● **Stated problem**:
Please reproduce the lines of the records below from the one holding "Rebuild this chart" through the one holding "at (axis cs:15.5,3.3)", inclusive, skipping all pictures.

·····

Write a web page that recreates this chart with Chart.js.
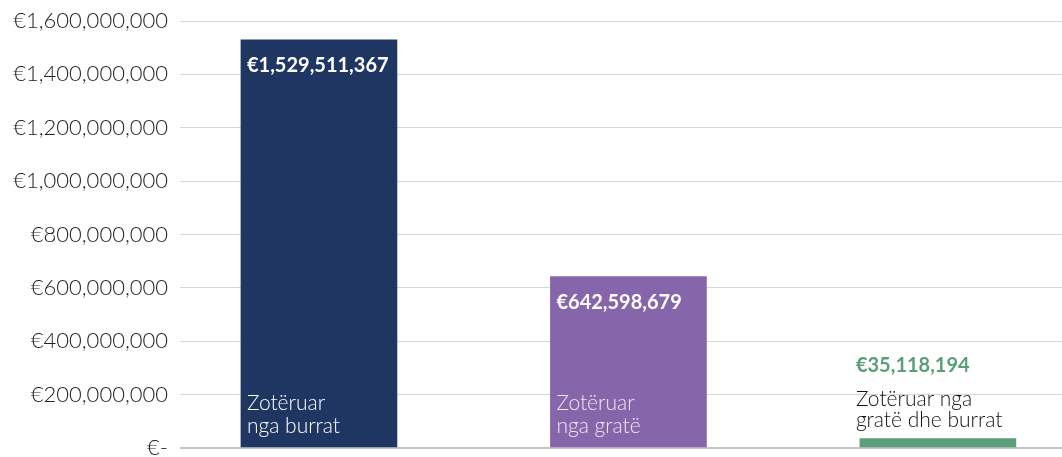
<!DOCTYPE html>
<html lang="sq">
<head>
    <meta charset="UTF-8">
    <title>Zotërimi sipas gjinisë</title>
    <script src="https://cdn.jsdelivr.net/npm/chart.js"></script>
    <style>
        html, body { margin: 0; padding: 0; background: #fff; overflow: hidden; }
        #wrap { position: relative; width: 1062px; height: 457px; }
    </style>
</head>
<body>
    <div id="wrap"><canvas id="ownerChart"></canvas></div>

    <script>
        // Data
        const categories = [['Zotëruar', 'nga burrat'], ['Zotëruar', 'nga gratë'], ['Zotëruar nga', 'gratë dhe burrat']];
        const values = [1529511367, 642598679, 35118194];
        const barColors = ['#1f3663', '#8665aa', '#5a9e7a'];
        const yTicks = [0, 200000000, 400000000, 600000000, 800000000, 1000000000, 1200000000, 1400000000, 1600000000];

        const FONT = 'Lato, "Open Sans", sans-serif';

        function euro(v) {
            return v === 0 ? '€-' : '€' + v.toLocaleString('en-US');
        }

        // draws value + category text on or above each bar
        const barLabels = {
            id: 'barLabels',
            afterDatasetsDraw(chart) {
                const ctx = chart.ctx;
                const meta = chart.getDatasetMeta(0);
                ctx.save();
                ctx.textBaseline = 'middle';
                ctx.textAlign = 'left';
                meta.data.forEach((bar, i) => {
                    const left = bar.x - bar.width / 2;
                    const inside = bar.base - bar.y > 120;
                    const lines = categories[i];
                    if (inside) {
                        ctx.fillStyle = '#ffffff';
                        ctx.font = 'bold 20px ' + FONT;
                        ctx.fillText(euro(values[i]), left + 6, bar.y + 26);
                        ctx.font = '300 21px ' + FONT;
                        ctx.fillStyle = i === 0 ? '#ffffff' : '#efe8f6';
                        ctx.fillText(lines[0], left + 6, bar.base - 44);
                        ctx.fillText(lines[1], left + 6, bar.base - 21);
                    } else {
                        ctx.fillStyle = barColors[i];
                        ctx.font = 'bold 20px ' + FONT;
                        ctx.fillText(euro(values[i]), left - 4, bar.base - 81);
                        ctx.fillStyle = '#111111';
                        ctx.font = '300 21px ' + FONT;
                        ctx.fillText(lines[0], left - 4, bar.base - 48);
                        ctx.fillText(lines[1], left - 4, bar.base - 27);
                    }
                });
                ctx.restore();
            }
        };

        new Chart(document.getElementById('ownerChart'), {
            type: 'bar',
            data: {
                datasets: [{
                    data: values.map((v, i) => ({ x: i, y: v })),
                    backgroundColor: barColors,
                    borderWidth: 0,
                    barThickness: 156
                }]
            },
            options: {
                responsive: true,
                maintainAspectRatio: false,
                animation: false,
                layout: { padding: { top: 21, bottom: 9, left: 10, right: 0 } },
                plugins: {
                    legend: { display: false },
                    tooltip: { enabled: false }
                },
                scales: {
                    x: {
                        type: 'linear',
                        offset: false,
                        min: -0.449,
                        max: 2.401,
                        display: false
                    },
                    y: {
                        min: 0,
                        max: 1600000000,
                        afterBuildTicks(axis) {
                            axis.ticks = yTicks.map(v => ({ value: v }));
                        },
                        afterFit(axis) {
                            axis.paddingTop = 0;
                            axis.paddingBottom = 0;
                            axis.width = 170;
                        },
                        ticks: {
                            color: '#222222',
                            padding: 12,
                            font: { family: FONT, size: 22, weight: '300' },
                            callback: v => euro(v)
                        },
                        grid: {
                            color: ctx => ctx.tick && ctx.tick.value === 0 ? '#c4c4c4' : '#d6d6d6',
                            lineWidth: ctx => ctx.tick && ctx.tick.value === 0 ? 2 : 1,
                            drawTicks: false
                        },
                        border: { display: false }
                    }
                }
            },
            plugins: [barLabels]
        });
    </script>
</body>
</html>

·····

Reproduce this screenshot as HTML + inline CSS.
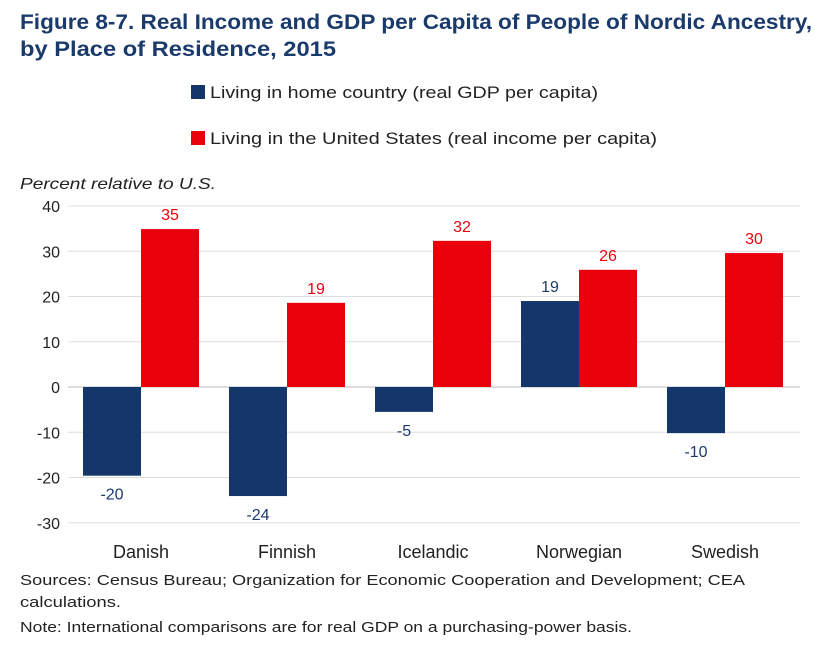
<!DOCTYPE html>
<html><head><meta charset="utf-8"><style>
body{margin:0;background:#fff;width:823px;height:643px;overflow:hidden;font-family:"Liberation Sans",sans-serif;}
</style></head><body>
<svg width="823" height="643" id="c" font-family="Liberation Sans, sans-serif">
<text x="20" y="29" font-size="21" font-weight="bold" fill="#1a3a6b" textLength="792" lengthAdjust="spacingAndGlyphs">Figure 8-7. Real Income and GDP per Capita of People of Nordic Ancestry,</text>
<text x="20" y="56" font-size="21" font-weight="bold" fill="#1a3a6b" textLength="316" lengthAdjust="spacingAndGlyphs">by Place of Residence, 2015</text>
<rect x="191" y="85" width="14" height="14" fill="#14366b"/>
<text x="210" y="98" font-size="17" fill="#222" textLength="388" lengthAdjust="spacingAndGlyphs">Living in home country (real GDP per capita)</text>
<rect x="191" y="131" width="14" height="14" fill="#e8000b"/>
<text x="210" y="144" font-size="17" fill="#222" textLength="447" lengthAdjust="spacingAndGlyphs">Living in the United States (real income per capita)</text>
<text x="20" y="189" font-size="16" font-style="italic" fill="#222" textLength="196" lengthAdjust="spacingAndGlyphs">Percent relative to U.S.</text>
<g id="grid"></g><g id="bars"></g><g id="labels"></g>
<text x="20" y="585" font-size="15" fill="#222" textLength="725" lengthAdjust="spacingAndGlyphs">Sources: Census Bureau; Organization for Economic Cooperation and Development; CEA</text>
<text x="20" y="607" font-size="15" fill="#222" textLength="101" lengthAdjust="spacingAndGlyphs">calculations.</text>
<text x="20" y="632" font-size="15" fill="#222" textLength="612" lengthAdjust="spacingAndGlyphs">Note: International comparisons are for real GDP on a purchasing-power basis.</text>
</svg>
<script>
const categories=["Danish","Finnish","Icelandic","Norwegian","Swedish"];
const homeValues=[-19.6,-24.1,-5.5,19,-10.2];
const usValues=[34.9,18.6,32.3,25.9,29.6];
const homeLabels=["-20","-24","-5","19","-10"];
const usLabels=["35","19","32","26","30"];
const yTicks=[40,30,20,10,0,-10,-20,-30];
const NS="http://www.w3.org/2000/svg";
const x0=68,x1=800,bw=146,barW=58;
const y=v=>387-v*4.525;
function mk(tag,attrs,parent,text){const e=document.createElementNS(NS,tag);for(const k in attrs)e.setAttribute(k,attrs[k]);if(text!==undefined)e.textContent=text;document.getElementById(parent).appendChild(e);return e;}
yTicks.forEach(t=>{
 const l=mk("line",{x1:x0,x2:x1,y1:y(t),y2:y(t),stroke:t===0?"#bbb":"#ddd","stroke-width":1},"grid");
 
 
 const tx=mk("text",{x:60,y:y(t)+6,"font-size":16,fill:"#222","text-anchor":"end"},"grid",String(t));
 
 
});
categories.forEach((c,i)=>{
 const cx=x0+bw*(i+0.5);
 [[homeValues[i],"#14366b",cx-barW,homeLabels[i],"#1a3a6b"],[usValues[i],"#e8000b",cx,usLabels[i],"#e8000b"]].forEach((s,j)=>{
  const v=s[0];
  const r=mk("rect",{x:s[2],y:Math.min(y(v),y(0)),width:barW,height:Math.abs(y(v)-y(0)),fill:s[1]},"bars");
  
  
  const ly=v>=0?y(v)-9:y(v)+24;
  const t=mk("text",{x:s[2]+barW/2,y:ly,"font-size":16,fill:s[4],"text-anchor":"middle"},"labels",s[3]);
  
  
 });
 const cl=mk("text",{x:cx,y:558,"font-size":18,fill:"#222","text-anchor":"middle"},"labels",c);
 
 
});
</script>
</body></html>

·····

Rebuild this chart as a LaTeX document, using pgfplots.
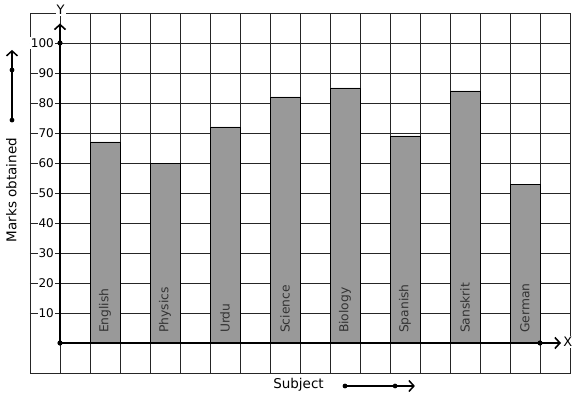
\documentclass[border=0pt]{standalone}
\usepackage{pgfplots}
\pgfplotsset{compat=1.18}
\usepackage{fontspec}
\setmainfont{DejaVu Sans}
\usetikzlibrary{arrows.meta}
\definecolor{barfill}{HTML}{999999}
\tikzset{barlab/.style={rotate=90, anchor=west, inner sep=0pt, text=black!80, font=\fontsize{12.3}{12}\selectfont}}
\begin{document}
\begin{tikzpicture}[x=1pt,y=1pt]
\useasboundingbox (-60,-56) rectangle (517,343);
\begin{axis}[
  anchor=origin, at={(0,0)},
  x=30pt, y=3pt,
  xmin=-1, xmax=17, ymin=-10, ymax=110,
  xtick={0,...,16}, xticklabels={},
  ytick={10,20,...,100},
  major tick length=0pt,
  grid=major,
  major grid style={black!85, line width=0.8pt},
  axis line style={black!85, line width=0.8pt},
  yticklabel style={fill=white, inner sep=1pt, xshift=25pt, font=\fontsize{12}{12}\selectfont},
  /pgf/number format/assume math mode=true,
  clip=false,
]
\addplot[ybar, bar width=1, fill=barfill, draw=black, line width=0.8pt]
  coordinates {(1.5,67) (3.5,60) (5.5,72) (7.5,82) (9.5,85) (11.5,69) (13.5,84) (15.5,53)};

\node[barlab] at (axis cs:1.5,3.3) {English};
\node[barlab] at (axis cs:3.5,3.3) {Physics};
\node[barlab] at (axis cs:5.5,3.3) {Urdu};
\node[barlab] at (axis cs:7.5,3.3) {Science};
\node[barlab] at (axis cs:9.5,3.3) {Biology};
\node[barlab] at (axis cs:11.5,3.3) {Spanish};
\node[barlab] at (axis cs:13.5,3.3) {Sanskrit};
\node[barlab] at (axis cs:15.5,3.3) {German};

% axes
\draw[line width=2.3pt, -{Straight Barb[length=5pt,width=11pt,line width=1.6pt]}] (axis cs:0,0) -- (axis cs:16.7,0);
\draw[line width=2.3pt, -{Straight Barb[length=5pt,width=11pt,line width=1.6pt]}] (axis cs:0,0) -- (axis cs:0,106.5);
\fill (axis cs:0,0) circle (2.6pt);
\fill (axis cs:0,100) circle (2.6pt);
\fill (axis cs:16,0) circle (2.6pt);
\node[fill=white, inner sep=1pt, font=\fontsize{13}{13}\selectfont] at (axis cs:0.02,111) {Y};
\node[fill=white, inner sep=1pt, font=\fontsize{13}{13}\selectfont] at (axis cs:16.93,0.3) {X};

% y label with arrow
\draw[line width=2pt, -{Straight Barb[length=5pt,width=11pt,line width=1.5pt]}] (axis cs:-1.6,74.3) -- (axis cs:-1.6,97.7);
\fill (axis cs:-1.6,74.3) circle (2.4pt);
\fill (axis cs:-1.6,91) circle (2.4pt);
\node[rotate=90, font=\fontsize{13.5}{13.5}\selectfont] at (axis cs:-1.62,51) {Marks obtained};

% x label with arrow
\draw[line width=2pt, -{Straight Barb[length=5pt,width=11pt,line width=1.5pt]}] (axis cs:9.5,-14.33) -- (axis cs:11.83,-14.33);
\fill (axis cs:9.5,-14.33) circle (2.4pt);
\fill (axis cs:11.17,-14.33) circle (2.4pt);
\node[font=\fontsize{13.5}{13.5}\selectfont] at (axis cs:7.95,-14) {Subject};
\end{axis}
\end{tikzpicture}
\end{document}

·····

● **Result**:
Rebuild this chart as a LaTeX document, using pgfplots.
\documentclass[border=0pt]{standalone}
\usepackage{pgfplots}
\pgfplotsset{compat=1.18}
\usepackage{fontspec}
\setmainfont{DejaVu Sans}
\usetikzlibrary{arrows.meta}
\definecolor{barfill}{HTML}{999999}
\tikzset{barlab/.style={rotate=90, anchor=west, inner sep=0pt, text=black!80, font=\fontsize{12.3}{12}\selectfont}}
\begin{document}
\begin{tikzpicture}[x=1pt,y=1pt]
\useasboundingbox (-60,-56) rectangle (517,343);
\begin{axis}[
  anchor=origin, at={(0,0)},
  x=30pt, y=3pt,
  xmin=-1, xmax=17, ymin=-10, ymax=110,
  xtick={0,...,16}, xticklabels={},
  ytick={10,20,...,100},
  major tick length=0pt,
  grid=major,
  major grid style={black!85, line width=0.8pt},
  axis line style={black!85, line width=0.8pt},
  yticklabel style={fill=white, inner sep=1pt, xshift=25pt, font=\fontsize{12}{12}\selectfont},
  /pgf/number format/assume math mode=true,
  clip=false,
]
\addplot[ybar, bar width=1, fill=barfill, draw=black, line width=0.8pt]
  coordinates {(1.5,67) (3.5,60) (5.5,72) (7.5,82) (9.5,85) (11.5,69) (13.5,84) (15.5,53)};

\node[barlab] at (axis cs:1.5,3.3) {English};
\node[barlab] at (axis cs:3.5,3.3) {Physics};
\node[barlab] at (axis cs:5.5,3.3) {Urdu};
\node[barlab] at (axis cs:7.5,3.3) {Science};
\node[barlab] at (axis cs:9.5,3.3) {Biology};
\node[barlab] at (axis cs:11.5,3.3) {Spanish};
\node[barlab] at (axis cs:13.5,3.3) {Sanskrit};
\node[barlab] at (axis cs:15.5,3.3) {German};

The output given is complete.